(Prompt):
Take the lines of the data below from the very first through the line containing "const data = categories.map((label, i)" and output them exactly, pictures excluded.

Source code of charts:
┌──

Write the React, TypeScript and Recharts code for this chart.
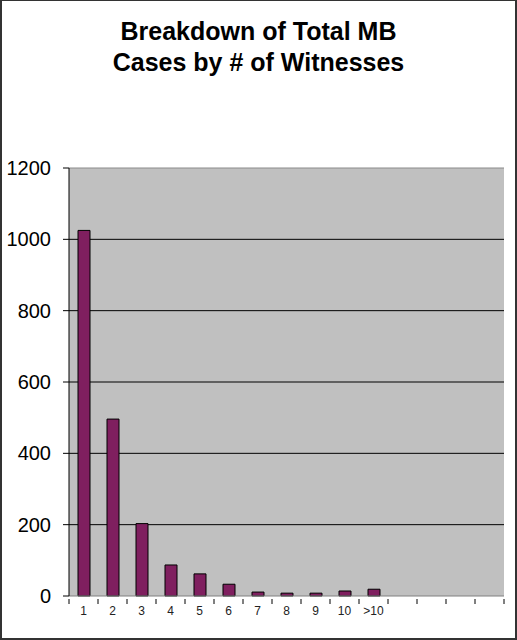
import React from "react";
import { BarChart, Bar, XAxis, YAxis, CartesianGrid, ReferenceLine } from "recharts";

const categories = ["1", "2", "3", "4", "5", "6", "7", "8", "9", "10", ">10", "", "", "", ""];
const cases = [1025, 496, 203, 87, 62, 33, 11, 8, 8, 14, 19, null, null, null, null];
const yTicks = [0, 200, 400, 600, 800, 1000, 1200];

const data = categories.map((label, i) => ({ label, cases: cases[i] }));

const FONT = '"Liberation Sans", Arial, sans-serif';
const SLOT = 29;

function CategoryTick(props: any) {
  const { x, y, payload, index } = props;
  const last = index === categories.length - 1;
  return (
    <g>
      <line x1={x - SLOT / 2} x2={x - SLOT / 2} y1={y - 5} y2={y} stroke="#000" />
      {last && <line x1={x + SLOT / 2} x2={x + SLOT / 2} y1={y - 5} y2={y} stroke="#000" />}
      <text x={x} y={y + 11} textAnchor="middle" fontSize={12} fill="#222" fontFamily={FONT}>
        {payload.value}
      </text>
    </g>
  );
}

export default function App() {
  return (
    <div
      style={{
        position: "absolute",
        left: 0,
        top: 0,
        width: 517,
        height: 640,
        boxSizing: "border-box",
        borderTop: "1px solid #333",
        borderLeft: "2px solid #333",
        borderRight: "2px solid #333",
        borderBottom: "2px solid #333",
        background: "#fff",
        overflow: "hidden",
      }}
    >
      <div
        style={{
          position: "absolute",
          left: -2,
          top: 15,
          width: 517,
          textAlign: "center",
          fontFamily: FONT,
          fontWeight: "bold",
          fontSize: 25,
          lineHeight: "31px",
          color: "#000",
        }}
      >
        Breakdown of Total MB
        <br />
        Cases by # of Witnesses
      </div>
      <div style={{ position: "absolute", left: -2, top: -1 }}>
        <BarChart
          width={517}
          height={640}
          data={data}
          margin={{ top: 168, right: 13, left: 0, bottom: 14 }}
          barCategoryGap={0}
        >
          <CartesianGrid
            vertical={false}
            fill="#C0C0C0"
            stroke="#000"
            horizontalValues={[200, 400, 600, 800, 1000]}
          />
          <ReferenceLine y={1200} stroke="#8a8a8a" />
          <XAxis
            dataKey="label"
            height={30}
            axisLine={{ stroke: "#808080" }}
            tickLine={false}
            tick={<CategoryTick />}
            interval={0}
          />
          <YAxis
            width={69}
            domain={[0, 1200]}
            ticks={yTicks}
            interval={0}
            axisLine={{ stroke: "#000" }}
            tickLine={{ stroke: "#000" }}
            tickSize={6}
            tickMargin={12}
            tick={{ fontSize: 20, fill: "#000", fontFamily: FONT }}
          />
          <Bar
            dataKey="cases"
            fill="#7F1F5F"
            stroke="#000"
            strokeWidth={1}
            barSize={12}
            isAnimationActive={false}
          />
        </BarChart>
      </div>
    </div>
  );
}
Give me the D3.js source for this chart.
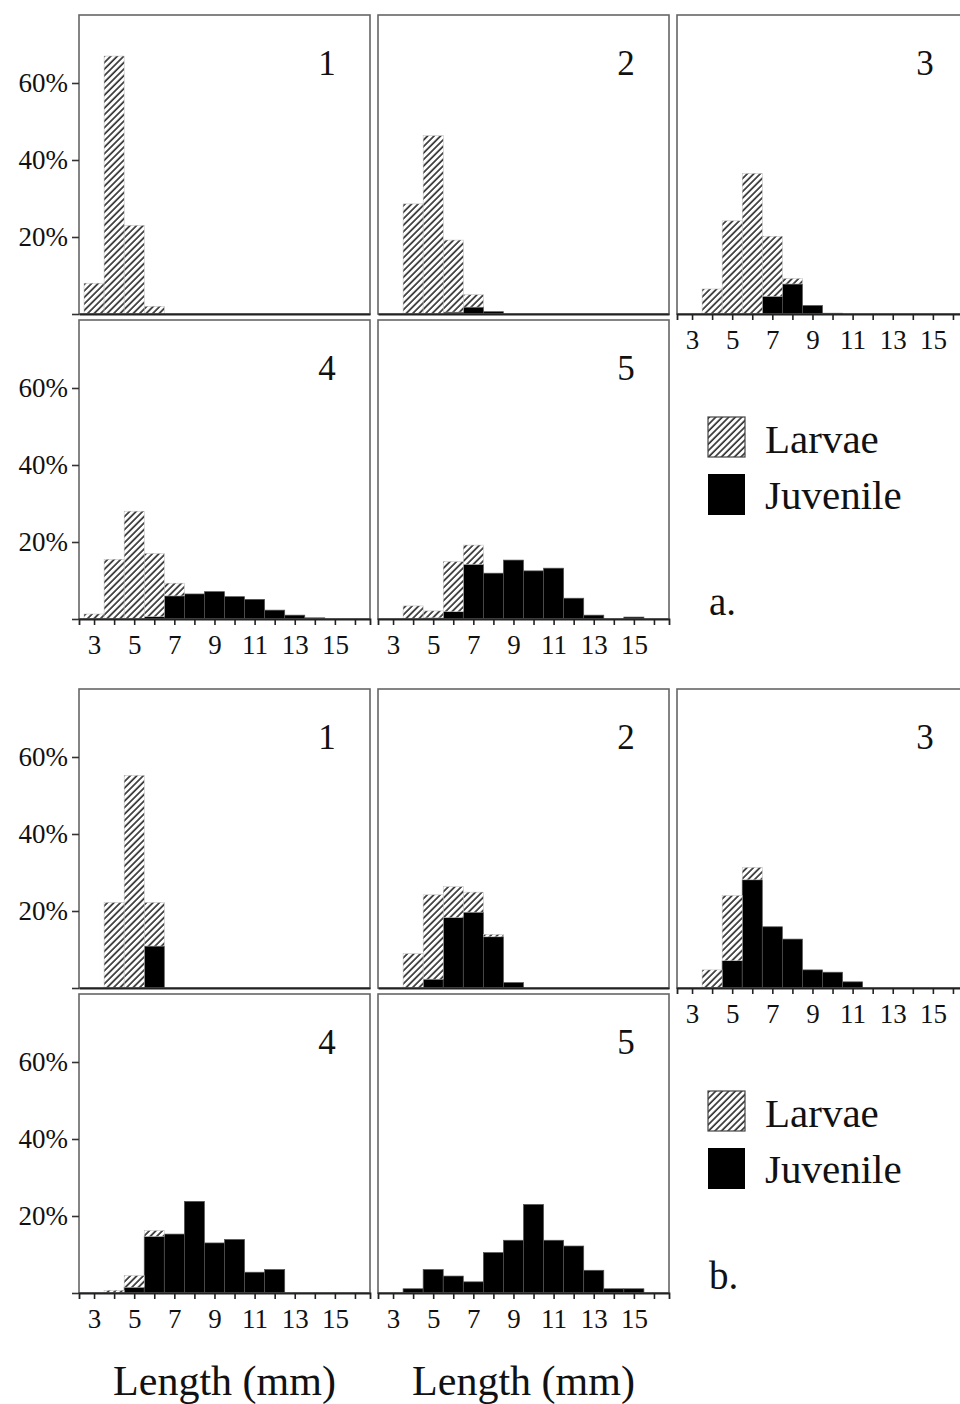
<!DOCTYPE html>
<html>
<head>
<meta charset="utf-8">
<script src="https://cdn.jsdelivr.net/npm/d3@7"></script>
<style>
  body { margin: 0; background: #fff; }
  svg text { font-family: "Liberation Serif", "Times New Roman", serif; fill: #111; }
</style>
</head>
<body>
<svg id="chart" width="960" height="1404"></svg>
<script>
// Length classes (mm), one bar per class
const lengths = [3, 4, 5, 6, 7, 8, 9, 10, 11, 12, 13, 14, 15];
const xTicks = [3, 4, 5, 6, 7, 8, 9, 10, 11, 12, 13, 14, 15, 16];
const xTickLabels = [3, 5, 7, 9, 11, 13, 15];
const yTicks = [0, 20, 40, 60];
const panelNames = ['1', '2', '3', '4', '5'];
const figureNames = ['a.', 'b.'];
const seriesNames = ['Larvae', 'Juvenile'];

// Percentages per panel (rows = panels 1..5, columns = lengths)
const larvaeA = [
  [8, 67, 23, 2, 0, 0, 0, 0, 0, 0, 0, 0, 0],
  [0, 28.6, 46.3, 18.7, 3.2, 0, 0, 0, 0, 0, 0, 0, 0],
  [0, 6.5, 24.2, 36.5, 15.6, 1.4, 0, 0, 0, 0, 0, 0, 0],
  [1.3, 15.5, 28, 16.4, 3.3, 0, 0, 0, 0, 0, 0, 0, 0],
  [0, 3.4, 1.8, 13.0, 5.0, 0, 0, 0, 0, 0, 0, 0, 0]
];
const juvenileA = [
  [0, 0, 0, 0, 0, 0, 0, 0, 0, 0, 0, 0, 0],
  [0, 0, 0, 0.5, 1.8, 0.6, 0, 0, 0, 0, 0, 0, 0],
  [0, 0, 0, 0, 4.6, 7.8, 2.2, 0.2, 0, 0, 0, 0, 0],
  [0, 0, 0, 0.6, 6, 6.5, 7.1, 5.8, 5.1, 2.3, 1, 0.3, 0],
  [0, 0, 0.3, 1.9, 14.2, 11.9, 15.3, 12.5, 13.2, 5.4, 1.0, 0, 0.5]
];
const larvaeB = [
  [0, 22.2, 55.2, 11.3, 0, 0, 0, 0, 0, 0, 0, 0, 0],
  [0, 8.9, 21.9, 8.0, 5.2, 0.6, 0, 0, 0, 0, 0, 0, 0],
  [0, 4.5, 16.9, 3.2, 0, 0, 0, 0, 0, 0, 0, 0, 0],
  [0, 0.7, 3.0, 1.5, 0, 0, 0, 0, 0, 0, 0, 0, 0],
  [0, 0, 0, 0, 0, 0, 0, 0, 0, 0, 0, 0, 0]
];
const juvenileB = [
  [0, 0, 0, 10.9, 0, 0, 0, 0, 0, 0, 0, 0, 0],
  [0, 0, 2.3, 18.3, 19.7, 13.3, 1.4, 0, 0, 0, 0, 0, 0],
  [0, 0.2, 7.1, 28.1, 15.9, 12.7, 4.7, 4.1, 1.6, 0, 0, 0, 0],
  [0, 0, 1.5, 14.7, 15.3, 23.8, 13, 13.9, 5.4, 6.1, 0, 0, 0],
  [0, 1.1, 6.1, 4.4, 2.9, 10.5, 13.7, 23, 13.7, 12.2, 5.9, 1.1, 1.1]
];

// Layout
const panelW = 291, panelH = 299;
const colX = [79, 378, 677];
const rowY = [15, 320];
const figOffset = [0, 674];
// panel index -> [col, row]
const panelPos = [[0, 0], [1, 0], [2, 0], [0, 1], [1, 1]];

const x = d3.scaleLinear().domain([2.25, 16.75]).range([0, panelW]);
const y = d3.scaleLinear().domain([0, 77.66]).range([panelH, 0]);

const svg = d3.select('#chart');

// Hatch pattern for larvae
const defs = svg.append('defs');
const pat = defs.append('pattern')
    .attr('id', 'hatch')
    .attr('patternUnits', 'userSpaceOnUse')
    .attr('width', 4.6)
    .attr('height', 4.6)
    .attr('patternTransform', 'rotate(45)');
pat.append('rect').attr('width', 4.6).attr('height', 4.6).attr('fill', '#fff');
pat.append('line')
    .attr('x1', 1).attr('y1', 0).attr('x2', 1).attr('y2', 4.6)
    .attr('stroke', '#333').attr('stroke-width', 1.7);

const figures = [
  { larvae: larvaeA, juvenile: juvenileA },
  { larvae: larvaeB, juvenile: juvenileB }
];

figures.forEach((fig, f) => {
    const g = svg.append('g').attr('transform', `translate(0,${figOffset[f]})`);

    panelPos.forEach(([c, r], p) => {
        const pg = g.append('g').attr('transform', `translate(${colX[c]},${rowY[r]})`);

        pg.append('rect')
            .attr('width', panelW).attr('height', panelH)
            .attr('fill', '#fff');

        const rows = lengths.map((len, i) => ({
            len: len,
            juv: fig.juvenile[p][i],
            lar: fig.larvae[p][i]
        }));

        // Juvenile at the bottom
        pg.selectAll('.juv')
            .data(rows.filter(d => d.juv > 0))
            .enter().append('rect')
            .attr('class', 'juv')
            .attr('x', d => x(d.len - 0.5))
            .attr('width', d => x(d.len + 0.5) - x(d.len - 0.5))
            .attr('y', d => y(d.juv))
            .attr('height', d => y(0) - y(d.juv))
            .attr('fill', '#000')
            .attr('stroke', '#555')
            .attr('stroke-width', 0.7);

        // Larvae stacked on top
        pg.selectAll('.lar')
            .data(rows.filter(d => d.lar > 0))
            .enter().append('rect')
            .attr('class', 'lar')
            .attr('x', d => x(d.len - 0.5))
            .attr('width', d => x(d.len + 0.5) - x(d.len - 0.5))
            .attr('y', d => y(d.juv + d.lar))
            .attr('height', d => y(d.juv) - y(d.juv + d.lar))
            .attr('fill', 'url(#hatch)')
            .attr('stroke', '#bbb')
            .attr('stroke-width', 0.5);

        // Frame
        pg.append('rect')
            .attr('width', panelW).attr('height', panelH)
            .attr('fill', 'none')
            .attr('stroke', '#666')
            .attr('stroke-width', 1.6);

        // X axis (ticks on the bottom row of each column)
        const showX = (r === 1) || (c === 2);
        const xAxis = d3.axisBottom(x)
            .tickValues(xTicks)
            .tickSize(showX ? 6 : 0)
            .tickPadding(10)
            .tickFormat(d => (showX && xTickLabels.includes(d)) ? d : '');
        const xg = pg.append('g')
            .attr('transform', `translate(0,${panelH})`)
            .call(xAxis);
        xg.select('.domain').attr('stroke', '#222').attr('stroke-width', 1.8);
        xg.selectAll('.tick line').attr('stroke', '#222').attr('stroke-width', 1.6);
        xg.selectAll('text').attr('font-size', 27).attr('fill', '#111');

        // Y axis on the first column
        if (c === 0) {
            const yAxis = d3.axisLeft(y)
                .tickValues(yTicks)
                .tickSize(7)
                .tickPadding(4)
                .tickFormat(d => d === 0 ? '' : d + '%');
            const yg = pg.append('g').call(yAxis);
            yg.select('.domain').remove();
            yg.selectAll('.tick line').attr('stroke', '#333').attr('stroke-width', 1.6);
            yg.selectAll('text').attr('font-size', 27).attr('fill', '#111');
        }

        // Panel number
        pg.append('text')
            .attr('x', panelW - 43)
            .attr('y', 60)
            .attr('text-anchor', 'middle')
            .attr('font-size', 35)
            .text(panelNames[p]);
    });

    // Legend
    const lg = g.append('g').attr('transform', 'translate(708,417)');
    lg.append('rect')
        .attr('width', 37).attr('height', 40)
        .attr('fill', 'url(#hatch)')
        .attr('stroke', '#444').attr('stroke-width', 1.2);
    lg.append('rect')
        .attr('y', 57)
        .attr('width', 37).attr('height', 41)
        .attr('fill', '#000');
    lg.append('text').attr('x', 57).attr('y', 36).attr('font-size', 41).text(seriesNames[0]);
    lg.append('text').attr('x', 57).attr('y', 92).attr('font-size', 41).text(seriesNames[1]);

    g.append('text')
        .attr('x', 709).attr('y', 615)
        .attr('font-size', 39)
        .text(figureNames[f]);
});

// Axis titles
[0, 1].forEach(c => {
    svg.append('text')
        .attr('x', colX[c] + panelW / 2)
        .attr('y', 1395)
        .attr('text-anchor', 'middle')
        .attr('font-size', 42)
        .text('Length (mm)');
});
</script>
</body>
</html>
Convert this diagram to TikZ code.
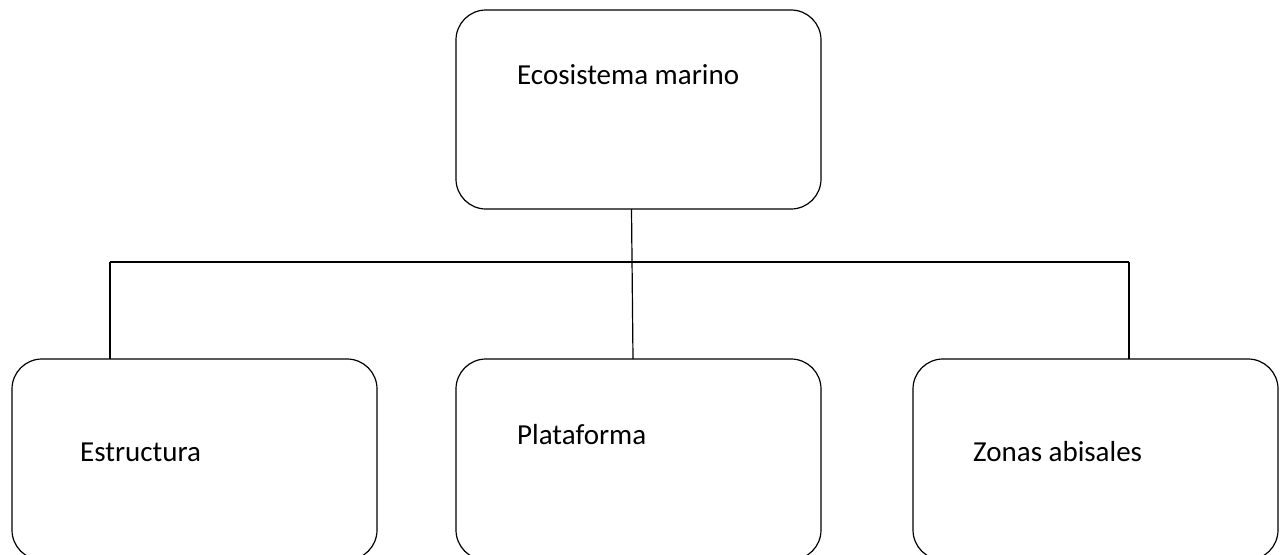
\documentclass[tikz,border=0pt]{standalone}
\usepackage{fontspec}
\setmainfont{Carlito}
\usepackage{tikz}
\usetikzlibrary{positioning,calc}
\tikzset{
  topicbox/.style={draw,rounded corners=30pt,minimum width=365pt,minimum height=200pt,inner sep=0pt,outer sep=0pt,line width=1.2pt},
  topictext/.style={anchor=base west,inner sep=0pt,font=\fontsize{29}{35}\selectfont},
  link/.style={line width=1.2pt}
}
\begin{document}
\begin{tikzpicture}[x=1pt,y=-1pt]
\clip (0,0) rectangle (1287,554);
\useasboundingbox (0,0) rectangle (1287,554);

\node[topicbox,minimum height=199pt] (eco) at (638.5,109.5) {};
\node[topicbox,minimum height=201pt] (estr) at (194.5,459.5) {};
\node[topicbox,minimum height=201pt] (plat) at (638.5,459.5) {};
\node[topicbox,minimum height=201pt] (zonas) at (1095.5,459.5) {};

\node[topictext] (ecotxt) at ([xshift=61pt,yshift=-74pt]eco.north west) {Ecosistema marino};
\node[topictext] (estrtxt) at ([xshift=68pt,yshift=-102pt]estr.north west) {Estructura};
\node[topictext] (plattxt) at ([xshift=61pt,yshift=-85pt]plat.north west) {Plataforma};
\node[topictext] (zonastxt) at ([xshift=60pt,yshift=-102pt]zonas.north west) {Zonas abisales};

\coordinate (barL) at (110,262);
\coordinate (barR) at (1129,262);
\draw[link] (barL) -- (barR);
\draw[link] (barL) -- (barL |- estr.north);
\draw[link] (barR) -- (barR |- zonas.north);
\draw[link] ([xshift=-7pt]eco.south) -- ([xshift=-5.5pt]plat.north);
\end{tikzpicture}
\end{document}
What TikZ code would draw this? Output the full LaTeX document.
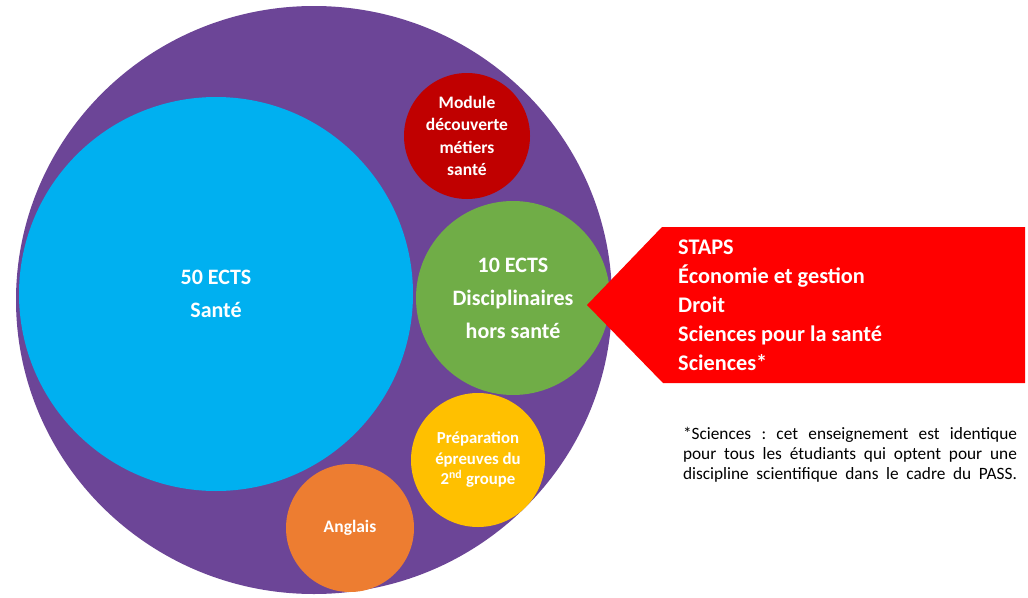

└──

(Correct response):
Write the React, TypeScript and Recharts code for this chart.
import React from "react";
import { BarChart, Bar, XAxis, YAxis, CartesianGrid, ReferenceLine } from "recharts";

const categories = ["1", "2", "3", "4", "5", "6", "7", "8", "9", "10", ">10", "", "", "", ""];
const cases = [1025, 496, 203, 87, 62, 33, 11, 8, 8, 14, 19, null, null, null, null];
const yTicks = [0, 200, 400, 600, 800, 1000, 1200];

const data = categories.map((label, i) => ({ label, cases: cases[i] }));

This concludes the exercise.